Les lois inutiles, et dangereuses, toujours plus menaçantes pour les droits humains, aussi : « Adoptée le 19 décembre 2023, la trentième loi votée depuis 1980 « pour contrôler l’immigration et améliorer l’intégration » a été qualifiée de loi de la honte par les associations de défense des droits des migrants. Les juristes ont considéré qu’il s’agit de la pire loi jamais votée : déshumanisation et précarisation des étrangers, portant atteinte à la dignité humaine et au principe d’égalité, en contradiction avec la Convention internationale des droits de l’homme … »
Cette onction, cette victoire idéologique du Front National n’est pas pour rien dans sa progression aux dernières élections. Ainsi : « Une fuite en avant se dessine dans la surenchère à la fermeté, à la sécurisation des frontières et à leur militarisation. »
Pour revenir sur la frontière USA/Mexique, citée plus haut, Wihtol de Wenden cite Argan Aragon : « Migrations clandestines d’Amérique centrale vers les Etats-Unis » (2015) : « Dans ce livre, la frontière est omniprésente, par ce qu’elle représente de violations de droits de l’homme, d’argent pour les passeurs, d’interceptions par les cartels de la drogue et aussi quant au sort des femmes et des morts. »
CONCLUSION
D’un côté, l’autrice s’interroge : « Avec 115 millions de réfugiés dans le monde en 2023, y a-t-il une place pour la négociation ? 90% des réfugiés proviennent de pays pauvres. Ils recherchent des valeurs de paix et de sécurité… »

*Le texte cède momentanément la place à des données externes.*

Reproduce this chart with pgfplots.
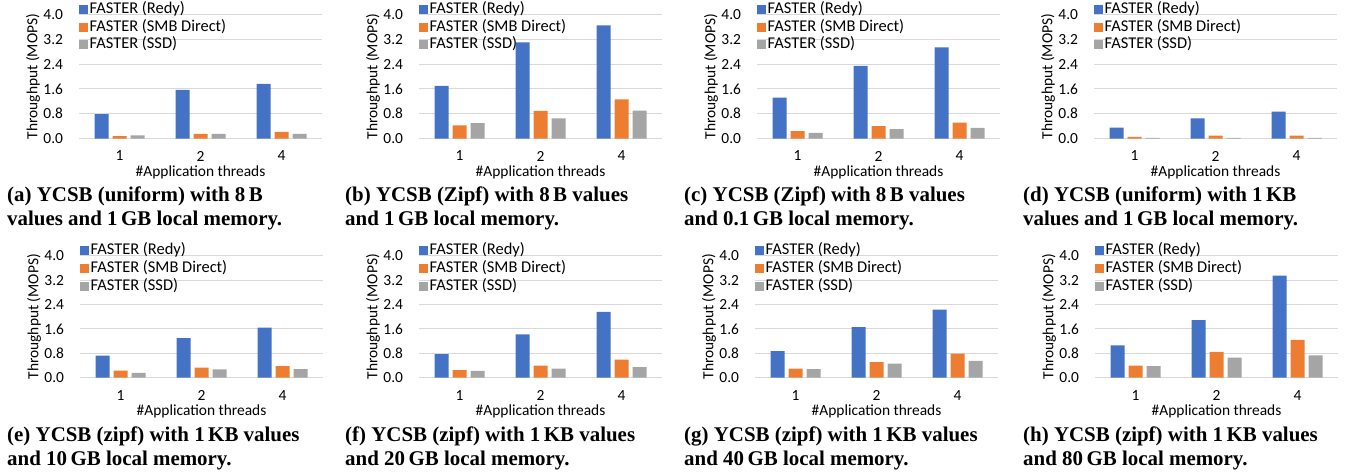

Elle se scandalise de l’indifférence générale envers le sort des exilés : « Ce qui frappe, c’est l’indifférence avec laquelle l’intolérable est reçu, qu’il s’agisse des morts en Méditerranée, des déplacés environnementaux privés de statut, des camps, des millions de sans-papiers, de l’ignorance, du scepticisme et du désintérêt qui entourent les perspectives de meilleure gestion des migrations. »
Et plaide, dans un moment où les institutions internationales sont remises en question : « Peut-être un tribunal international viendra-t-il un jour condamner les exactions commises au nom de la sécurisation des frontières et des politiques de dissuasion, en reconnaissant un plus large droit à la mobilité et à l’accès à la citoyenneté. »
Le deuxième volet, dans le prolongement des Traces 353 et 354, consacrées aux « Iles » de Marie Cosnay, se penchera sur les morts, victimes de ces frontières. Nous lirons « RELIER LES RIVES – SUR LES TRACES DES MORTS EN MEDITERRANEE » (2024) de Carolina Kobelinsky et Filippo Furri : si les rites funéraires sont aux fondements mêmes de notre civilisation, qu’advient-il quand nous les négligeons ?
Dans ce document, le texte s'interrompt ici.